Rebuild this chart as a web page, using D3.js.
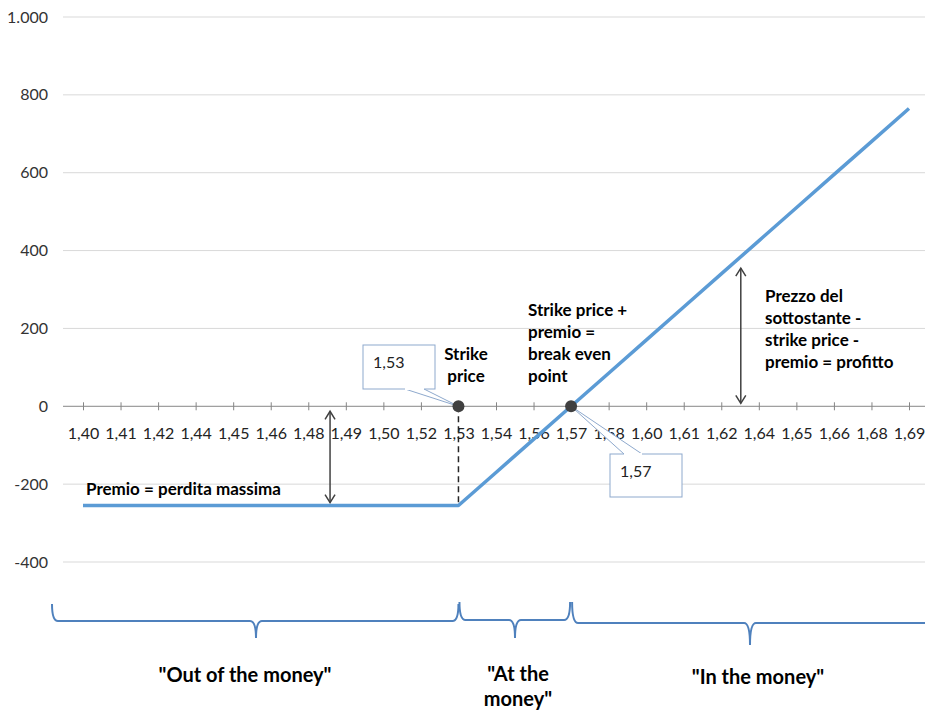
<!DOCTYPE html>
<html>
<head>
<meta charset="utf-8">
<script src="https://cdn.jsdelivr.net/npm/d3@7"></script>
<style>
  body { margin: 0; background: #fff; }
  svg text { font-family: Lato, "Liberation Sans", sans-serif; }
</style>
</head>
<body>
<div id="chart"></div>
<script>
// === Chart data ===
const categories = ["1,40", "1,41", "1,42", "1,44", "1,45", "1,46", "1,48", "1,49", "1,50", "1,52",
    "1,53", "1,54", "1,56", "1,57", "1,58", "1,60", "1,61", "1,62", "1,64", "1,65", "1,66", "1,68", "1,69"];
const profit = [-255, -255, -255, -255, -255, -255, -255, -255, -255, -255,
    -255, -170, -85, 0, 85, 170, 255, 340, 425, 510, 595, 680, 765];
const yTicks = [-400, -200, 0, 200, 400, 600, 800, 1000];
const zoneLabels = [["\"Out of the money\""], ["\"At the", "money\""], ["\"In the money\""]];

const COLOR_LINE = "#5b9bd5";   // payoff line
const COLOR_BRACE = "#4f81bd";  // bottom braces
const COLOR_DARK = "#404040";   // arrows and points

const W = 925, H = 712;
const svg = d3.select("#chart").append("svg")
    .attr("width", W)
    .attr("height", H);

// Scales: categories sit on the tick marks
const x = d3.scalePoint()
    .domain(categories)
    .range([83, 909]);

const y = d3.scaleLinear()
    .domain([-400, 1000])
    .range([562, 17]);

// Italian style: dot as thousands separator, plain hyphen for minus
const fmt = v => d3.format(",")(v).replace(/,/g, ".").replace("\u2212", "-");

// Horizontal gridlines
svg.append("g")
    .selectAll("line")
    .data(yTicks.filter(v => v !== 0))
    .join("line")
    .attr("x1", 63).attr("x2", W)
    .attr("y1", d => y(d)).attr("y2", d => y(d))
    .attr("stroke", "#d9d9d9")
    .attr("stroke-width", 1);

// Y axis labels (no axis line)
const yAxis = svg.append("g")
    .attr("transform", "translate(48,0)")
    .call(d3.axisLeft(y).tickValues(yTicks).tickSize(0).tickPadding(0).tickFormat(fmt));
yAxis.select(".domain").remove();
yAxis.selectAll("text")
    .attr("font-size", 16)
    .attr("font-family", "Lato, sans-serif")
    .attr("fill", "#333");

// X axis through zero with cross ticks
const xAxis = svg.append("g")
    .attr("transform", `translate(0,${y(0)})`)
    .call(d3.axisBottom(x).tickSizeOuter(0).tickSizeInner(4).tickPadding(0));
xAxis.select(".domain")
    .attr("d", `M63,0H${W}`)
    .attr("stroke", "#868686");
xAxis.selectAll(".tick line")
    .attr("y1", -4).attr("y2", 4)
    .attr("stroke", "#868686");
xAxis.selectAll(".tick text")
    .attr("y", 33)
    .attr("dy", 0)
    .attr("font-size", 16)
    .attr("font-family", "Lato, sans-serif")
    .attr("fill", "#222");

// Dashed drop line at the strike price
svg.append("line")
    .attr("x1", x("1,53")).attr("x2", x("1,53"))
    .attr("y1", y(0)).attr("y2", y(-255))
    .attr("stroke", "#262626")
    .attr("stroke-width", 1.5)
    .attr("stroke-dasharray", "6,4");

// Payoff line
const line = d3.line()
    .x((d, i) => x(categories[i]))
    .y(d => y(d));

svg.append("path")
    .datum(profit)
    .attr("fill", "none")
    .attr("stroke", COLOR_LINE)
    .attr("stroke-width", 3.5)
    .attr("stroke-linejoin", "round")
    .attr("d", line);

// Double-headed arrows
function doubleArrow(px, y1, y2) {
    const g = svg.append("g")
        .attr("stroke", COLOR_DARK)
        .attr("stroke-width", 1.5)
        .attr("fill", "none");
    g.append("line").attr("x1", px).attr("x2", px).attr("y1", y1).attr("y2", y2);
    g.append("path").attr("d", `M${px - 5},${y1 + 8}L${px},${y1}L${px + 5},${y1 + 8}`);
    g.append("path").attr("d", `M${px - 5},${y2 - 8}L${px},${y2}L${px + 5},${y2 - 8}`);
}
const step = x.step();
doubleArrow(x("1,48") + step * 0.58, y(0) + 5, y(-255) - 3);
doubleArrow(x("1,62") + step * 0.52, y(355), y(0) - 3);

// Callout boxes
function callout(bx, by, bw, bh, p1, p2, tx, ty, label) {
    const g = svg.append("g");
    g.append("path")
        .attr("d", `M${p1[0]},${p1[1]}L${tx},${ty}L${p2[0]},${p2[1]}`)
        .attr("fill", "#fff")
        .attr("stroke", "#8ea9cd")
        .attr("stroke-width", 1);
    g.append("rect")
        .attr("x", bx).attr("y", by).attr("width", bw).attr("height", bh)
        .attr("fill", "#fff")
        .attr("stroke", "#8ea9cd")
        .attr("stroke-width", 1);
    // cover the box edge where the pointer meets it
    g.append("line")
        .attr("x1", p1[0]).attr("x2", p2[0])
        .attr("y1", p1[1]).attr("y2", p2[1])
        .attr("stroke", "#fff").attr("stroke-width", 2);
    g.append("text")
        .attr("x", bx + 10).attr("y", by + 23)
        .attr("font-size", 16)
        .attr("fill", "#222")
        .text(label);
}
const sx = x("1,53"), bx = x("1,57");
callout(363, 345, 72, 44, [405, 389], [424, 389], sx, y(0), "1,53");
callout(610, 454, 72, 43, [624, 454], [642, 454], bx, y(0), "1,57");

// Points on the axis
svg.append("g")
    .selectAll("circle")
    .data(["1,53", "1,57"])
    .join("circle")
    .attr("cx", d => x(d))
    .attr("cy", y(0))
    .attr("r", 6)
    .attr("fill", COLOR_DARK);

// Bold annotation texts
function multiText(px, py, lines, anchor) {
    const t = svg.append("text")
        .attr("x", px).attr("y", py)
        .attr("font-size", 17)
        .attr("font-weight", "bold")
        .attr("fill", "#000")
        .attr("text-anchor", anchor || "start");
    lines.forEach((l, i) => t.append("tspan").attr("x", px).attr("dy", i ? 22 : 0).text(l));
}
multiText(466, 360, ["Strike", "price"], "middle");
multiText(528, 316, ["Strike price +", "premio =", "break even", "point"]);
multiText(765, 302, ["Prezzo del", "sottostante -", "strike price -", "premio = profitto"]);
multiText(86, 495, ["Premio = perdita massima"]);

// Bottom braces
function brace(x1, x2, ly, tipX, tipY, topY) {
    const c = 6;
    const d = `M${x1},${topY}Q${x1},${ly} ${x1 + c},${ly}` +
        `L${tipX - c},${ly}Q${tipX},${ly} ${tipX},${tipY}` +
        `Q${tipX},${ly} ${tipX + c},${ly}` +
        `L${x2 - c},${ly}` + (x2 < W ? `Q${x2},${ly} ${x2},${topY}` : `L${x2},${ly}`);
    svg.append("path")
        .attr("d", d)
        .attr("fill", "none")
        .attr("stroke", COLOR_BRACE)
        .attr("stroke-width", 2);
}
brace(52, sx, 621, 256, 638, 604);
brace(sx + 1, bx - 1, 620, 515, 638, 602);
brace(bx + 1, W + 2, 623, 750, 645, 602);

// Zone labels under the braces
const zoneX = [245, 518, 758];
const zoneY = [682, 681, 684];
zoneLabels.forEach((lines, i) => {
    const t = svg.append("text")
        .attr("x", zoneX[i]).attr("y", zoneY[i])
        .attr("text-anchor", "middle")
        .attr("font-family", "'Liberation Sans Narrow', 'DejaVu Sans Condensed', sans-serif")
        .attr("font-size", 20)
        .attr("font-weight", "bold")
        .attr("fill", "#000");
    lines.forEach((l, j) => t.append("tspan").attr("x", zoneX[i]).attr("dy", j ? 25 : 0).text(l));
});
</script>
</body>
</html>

### WHAT YOU HAVE TO DO
Make an exact copy of the lines from the top of the material through the line with "arrows and points", pictures excluded.

### SOLUTION TO THE PROBLEM
Rebuild this chart as a web page, using D3.js.
<!DOCTYPE html>
<html>
<head>
<meta charset="utf-8">
<script src="https://cdn.jsdelivr.net/npm/d3@7"></script>
<style>
  body { margin: 0; background: #fff; }
  svg text { font-family: Lato, "Liberation Sans", sans-serif; }
</style>
</head>
<body>
<div id="chart"></div>
<script>
// === Chart data ===
const categories = ["1,40", "1,41", "1,42", "1,44", "1,45", "1,46", "1,48", "1,49", "1,50", "1,52",
    "1,53", "1,54", "1,56", "1,57", "1,58", "1,60", "1,61", "1,62", "1,64", "1,65", "1,66", "1,68", "1,69"];
const profit = [-255, -255, -255, -255, -255, -255, -255, -255, -255, -255,
    -255, -170, -85, 0, 85, 170, 255, 340, 425, 510, 595, 680, 765];
const yTicks = [-400, -200, 0, 200, 400, 600, 800, 1000];
const zoneLabels = [["\"Out of the money\""], ["\"At the", "money\""], ["\"In the money\""]];

const COLOR_LINE = "#5b9bd5";   // payoff line
const COLOR_BRACE = "#4f81bd";  // bottom braces
const COLOR_DARK = "#404040";   // arrows and points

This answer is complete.